İhracat %2,9, ithalat %7 arttı…
TÜİK verilerine göre, ihracat 2014 yılı Ağustos ayında, 2013 yılının aynı ayına göre %2,9 artarak 11 milyar 440 milyon dolar, ithalat %7 artarak 19 milyar 476 milyon dolar olarak gerçekleşti. Her şeye rağmen, 2013 ve 2014 Ocak-Ağustos dönemleri karşılaştırıldığında dış ticaret açığında %20’lik bir düzelme göze çarpıyor. Cari açığın bu yılki yumuşak karnı, açık miktarı ne kadar azalırsa azalsın açığın milli gelire oranında beklenen düzelmeyi sağlamaktan uzak olması. Çünkü kur artışı, milli gelir rakamının dolar cinsinden değerini küçültecek.
İleri teknoloji ihracatı çok cılız…
2014 yılı Ocak-Ağustos döneminde yüksek teknolojili ürünlerin toplam ihracat içerisindeki payı %3,3. İçinde bulunduğumuz süreçte hazırlanmakta olan adeta ithal ikameci politikanın temelinde ithalatın azaltılması bulunuyor. Dışarıdan ithal etmek yerine iç piyasada tüketilen pek çok ürünü yurt içinde üretmeye dayalı çalışmaların desteklenmesi gerekir. Türkiye’nin ithal eğilimleri gözönünde tutulduğunda, yüksek ve orta ileri teknoloji içeren ürünlerin toplam dış alım içerisinde %55,8 gibi bir ağırlığa sahip olduğu anlaşılıyor. İthal ikamesi uzun vadede ihracatı da canlandıracak potansiyele sahip olabilir.

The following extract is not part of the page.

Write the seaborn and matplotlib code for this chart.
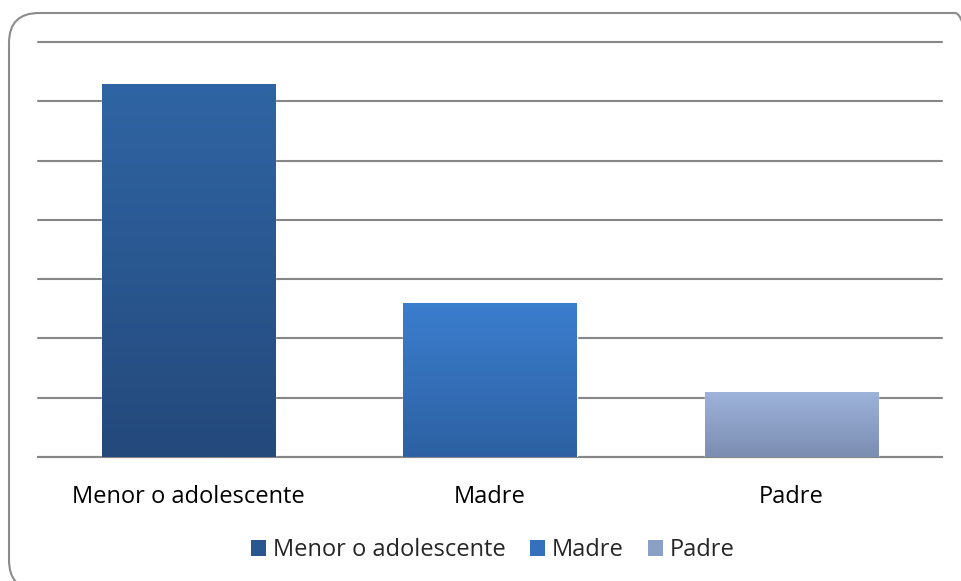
import numpy as np
import matplotlib
matplotlib.use("Agg")
import matplotlib.pyplot as plt
import seaborn as sns
from matplotlib.patches import FancyBboxPatch, Patch
from matplotlib.colors import LinearSegmentedColormap

categories = ["Menor o adolescente", "Madre", "Padre"]
values = [63, 26, 11]
top_colors = ["#2F65A4", "#3B7ECE", "#9EB4DB"]
bottom_colors = ["#24497B", "#2D61A3", "#7B8DB1"]
y_ticks = [0, 10, 20, 30, 40, 50, 60, 70]

sns.set_theme(style="white")
plt.rcParams["font.family"] = ["Open Sans", "DejaVu Sans"]

fig = plt.figure(figsize=(9.61, 5.81), dpi=100)
ax = fig.add_axes([38 / 961, 124 / 581, 904 / 961, 415 / 581])

# rounded outer frame (runs past the right and bottom edge like the original)
frame = FancyBboxPatch((0.09, -0.09), 9.76, 5.77,
                       boxstyle="round,pad=0,rounding_size=0.3",
                       transform=fig.dpi_scale_trans, facecolor="none",
                       edgecolor="#8C8C8C", linewidth=1.5)
fig.patches.append(frame)

sns.barplot(x=categories, y=values, hue=categories, palette=top_colors,
            width=0.575, ax=ax, legend=False, zorder=3)

# vertical gradient on each bar
for patch, c_top, c_bot in zip(ax.patches, top_colors, bottom_colors):
    x0, y0 = patch.get_x(), patch.get_y()
    w, h = patch.get_width(), patch.get_height()
    cmap = LinearSegmentedColormap.from_list("g", [c_bot, c_top])
    grad = np.linspace(0, 1, 256).reshape(-1, 1)
    im = ax.imshow(grad, cmap=cmap, origin="lower", aspect="auto",
                   extent=[x0, x0 + w, y0, y0 + h], zorder=3.5)
    im.set_clip_path(patch)

ax.set_xlim(-0.5, 2.5)
ax.set_ylim(0, 70)
ax.set_yticks(y_ticks)
ax.set_yticklabels([])
ax.yaxis.grid(True, color="#868686", linewidth=1.5)
for line in ax.get_ygridlines():
    line.set_clip_on(False)
ax.set_axisbelow(True)
for s in ["top", "right", "left"]:
    ax.spines[s].set_visible(False)
ax.spines["bottom"].set_color("#868686")
ax.spines["bottom"].set_linewidth(1.5)
ax.tick_params(axis="x", length=0, pad=20, labelsize=17, labelcolor="#000000")
ax.tick_params(axis="y", length=0)
ax.set_xlabel("")
ax.set_ylabel("")

handles = [Patch(facecolor=c, edgecolor="none") for c in
           ["#2A5790", "#3470BB", "#8CA0C6"]]
fig.legend(handles, categories, loc="center", bbox_to_anchor=(0.513, 0.053),
           ncol=3, frameon=False, fontsize=17, handlelength=0.65,
           handleheight=0.65, handletextpad=0.3, columnspacing=1.0)

fig.savefig("out.png", dpi=100)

Enflasyon ve ithalat ilişkisi…
İlk sekiz aylık rakamlara göre hammadde ithalatı toplam dış alım içinde %73,2’lik orana sahip. Geçen yılın aynı dönemine göre cüz’i bir düşüş görülse de enflasyon konusunda fikir verebilecektir. İhracatta sürdürülebilir bir iyileşmenin devamı ara malı alımına bağlı olduğuna göre, kurun artması ihraç ürünleri maliyetine olduğu kadar fiyatlarına da yansıyacak hatta yansımış demektir.
Elektrik ve doğalgaz fiyatları üzerine konulan %9’luk artış oranı hem kur farkını hem de uzun süredir tüketiciye aktarılmayı bekleyen maliyet baskısını hafifletmeyi amaçlıyor. Ekim ayı enflasyonu hesabına dahil edilecek zamların fiyat istikrarını tEylül tercihine göre daha az etkileyeceğini varsaymak mümkün. Eylül aylarının kronik enflasyon döngüsüne bir de enerji fiyatları dahil edilseydi %10 sınırı kolayca aşılmış olacaktı.

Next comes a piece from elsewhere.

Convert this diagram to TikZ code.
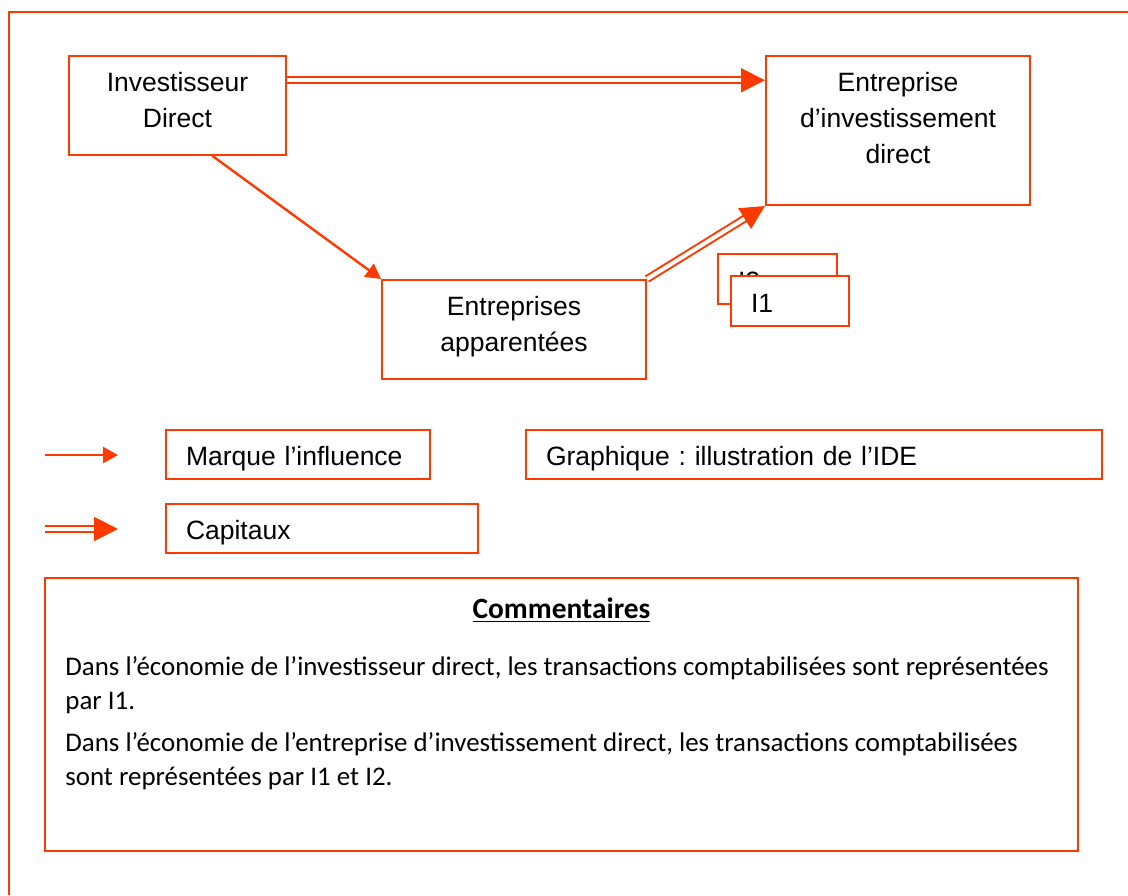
\documentclass[tikz,border=0pt]{standalone}
\usepackage{fontspec}
\setmainfont{Liberation Sans}
\newfontfamily\calibri{Carlito}
\usetikzlibrary{arrows.meta,calc,positioning}
\definecolor{ideorange}{RGB}{255,58,0}
\tikzset{
  boite/.style={draw=ideorange, line width=1pt, fill=white, inner sep=0pt},
  texte/.style={inner sep=0pt, align=center, font=\fontsize{13.25}{18}\selectfont},
  legende/.style={boite, texte, align=left, inner xsep=10pt, minimum height=24.5pt,
    text height=12pt, text depth=1pt},
  influence/.style={draw=ideorange, line width=1.2pt,
    -{Triangle[length=7.5pt,width=8pt]}},
  capital/.style={draw=ideorange, line width=1pt, double=white,
    double distance=2pt, -{Triangle[length=12pt,width=12pt]}},
}

\begin{document}
\frenchspacing
\begin{tikzpicture}[x=0.5pt,y=-0.5pt]
  \useasboundingbox (0,0) rectangle (1128,895);
  % cadre
  \draw[ideorange, line width=1pt] (1128,12) -- (9,12) -- (9,895);

  % schema
  \node[boite, minimum width=108.5pt, minimum height=49.5pt] (inv) at (177.5,105.5) {};
  \node[boite, minimum width=132pt, minimum height=74.5pt] (ent) at (898,130.5) {};
  \node[boite, minimum width=132pt, minimum height=49.5pt] (app) at (514,329.5) {};
  \node[texte, below=8.3pt of inv.north] (t-inv) {Investisseur\\Direct};
  \node[texte, below=8.3pt of ent.north] (t-ent) {Entreprise\\d’investissement\\direct};
  \node[texte, below=8.3pt of app.north] (t-app) {Entreprises\\apparentées};
  \node[legende, text width=39.5pt, minimum height=25pt] (i2) at (777.5,279) {I2};
  \node[legende, text width=39pt, minimum height=25pt] (i1) at (790,301) {I1};

  \coordinate (c1) at ($(inv.north east)!0.25!(inv.south east)$);
  \coordinate (c2) at ($(inv.south west)!0.66!(inv.south east)$);
  \draw[capital] (c1) -- (c1 -| ent.west);
  \draw[influence] (c2) -- (app.north west);
  \draw[capital] (app.north east) -- (ent.south west);

  % legende
  \coordinate (l1a) at (45,455);
  \coordinate (l1b) at (118,455);
  \coordinate (l2a) at (45,529);
  \coordinate (l2b) at (118,529);
  \draw[influence] (l1a) -- (l1b);
  \draw[capital] (l2a) -- (l2b);
  \node[legende, text width=112pt] (marque) at (298,454.5) {Marque l’influence};
  \node[legende, text width=268pt] (graph) at (814,454.5) {Graphique : illustration de l’IDE};
  \node[legende, text width=136pt] (capx) at (322,528.5) {Capitaux};

  % commentaires
  \node[boite, minimum width=516.5pt, minimum height=136.5pt] (comm) at (561.5,714.5) {};
  \node[font=\calibri\fontsize{14.7}{17}\selectfont\bfseries, inner sep=0pt] (titre) at ($(comm.north)+(0,33)$) {\underline{Commentaires}};
  \node[anchor=north west, align=left, inner sep=0pt, font=\calibri\fontsize{13.45}{17}\selectfont] (corps)
    at ($(comm.north west)+(21,79)$)
    {Dans l’économie de l’investisseur direct, les transactions comptabilisées sont représentées\\
     par I1.\\[4pt]
     Dans l’économie de l’entreprise d’investissement direct, les transactions comptabilisées\\
     sont représentées par I1 et I2.};
\end{tikzpicture}
\end{document}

Türkiye ekonomisi hafif ticari araç mı?
Kişi başına düşen milli gelirin dolar olarak hesabı Türkiye ekonomisini yeni bir sınıflandırmaya dahil edebilir. 10 Bin Dolar’lık barajın altında kalmak uluslararası platformlarda gelişmiş ekonomilerle yakınsama hızını azaltan bir Türkiye ekonomisi tablosu çizecektir. Dolar tüm Dünya’da artış gösterdiğine göre bu etkinin daha çok psikolojik boyutu dikkat çekecektir.

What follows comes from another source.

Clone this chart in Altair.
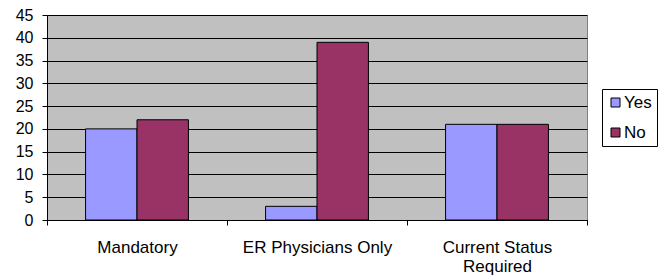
import altair as alt
import pandas as pd

categories = ["Mandatory", "ER Physicians Only", "Current Status Required"]
yes_values = [20, 3, 21]
no_values = [22, 39, 21]
series = ["Yes", "No"]
colors = ["#9999FF", "#993366"]
y_ticks = [0, 5, 10, 15, 20, 25, 30, 35, 40, 45]

rows = []
for c, y, n in zip(categories, yes_values, no_values):
    rows.append({"category": c, "series": "Yes", "value": y})
    rows.append({"category": c, "series": "No", "value": n})
df = pd.DataFrame(rows)

FONT = "Liberation Sans"

bars = alt.Chart(df).mark_bar(stroke="black", strokeWidth=1).encode(
    x=alt.X("category:N", sort=categories, title=None,
            scale=alt.Scale(paddingInner=0, paddingOuter=0),
            axis=alt.Axis(labelAngle=0, tickBand="extent", domainColor="black",
                          tickColor="black", tickSize=5, labelFont=FONT, labelFontSize=17,
                          labelColor="black", labelPadding=14, labelLineHeight=19,
                          labelExpr="datum.value == 'Current Status Required' ? ['Current Status', 'Required'] : datum.value")),
    xOffset=alt.XOffset("series:N", sort=series,
                        scale=alt.Scale(paddingInner=0, paddingOuter=0.75)),
    y=alt.Y("value:Q", title=None,
            scale=alt.Scale(domain=[0, 45], nice=False),
            axis=alt.Axis(values=y_ticks, grid=True, gridColor="black", gridWidth=1,
                          gridOpacity=1, domainColor="black", tickColor="black",
                          tickSize=5, labelFont=FONT, labelFontSize=16,
                          labelColor="black", labelPadding=9)),
    color=alt.Color("series:N", sort=series, title=None,
                    scale=alt.Scale(domain=series, range=colors),
                    legend=alt.Legend(orient="none", legendX=555, legendY=74,
                                      symbolType="square", symbolSize=81,
                                      symbolStrokeColor="black", symbolStrokeWidth=1,
                                      symbolOpacity=1, labelFont=FONT, labelFontSize=17,
                                      labelColor="black", strokeColor="black",
                                      fillColor="white", padding=5, rowPadding=12,
                                      labelOffset=0)),
)

chart = bars.properties(
    width=540, height=205,
    autosize=alt.AutoSizeParams(type="none"),
    padding={"left": 39, "top": 7, "right": 72, "bottom": 57},
    background="white",
).configure_view(fill="#C0C0C0", stroke="#808080", strokeWidth=1)

chart.save("out.html", embed_options={"renderer": "svg", "actions": False})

Hafta içi açıklanan veriler, Türkiye’de faaliyet gösteren 2.646.117 KOBİ’nin toplam girişim sayısının %99,8’ini oluşturduğunu anlatıyor. İhracatın %59,2’si, ithalatın ise %39,9’u KOBİ’ler aracılığıyla yapılıyor. Faktör maliyetiyle katma değerin %54,2’si KOBİ’ler tarafından üretiliyor. Türkiye ekonomisini hafif ticari araca benzetiyor olmaktan kastım buydu. Bu konuya daha sonra dönebiliriz.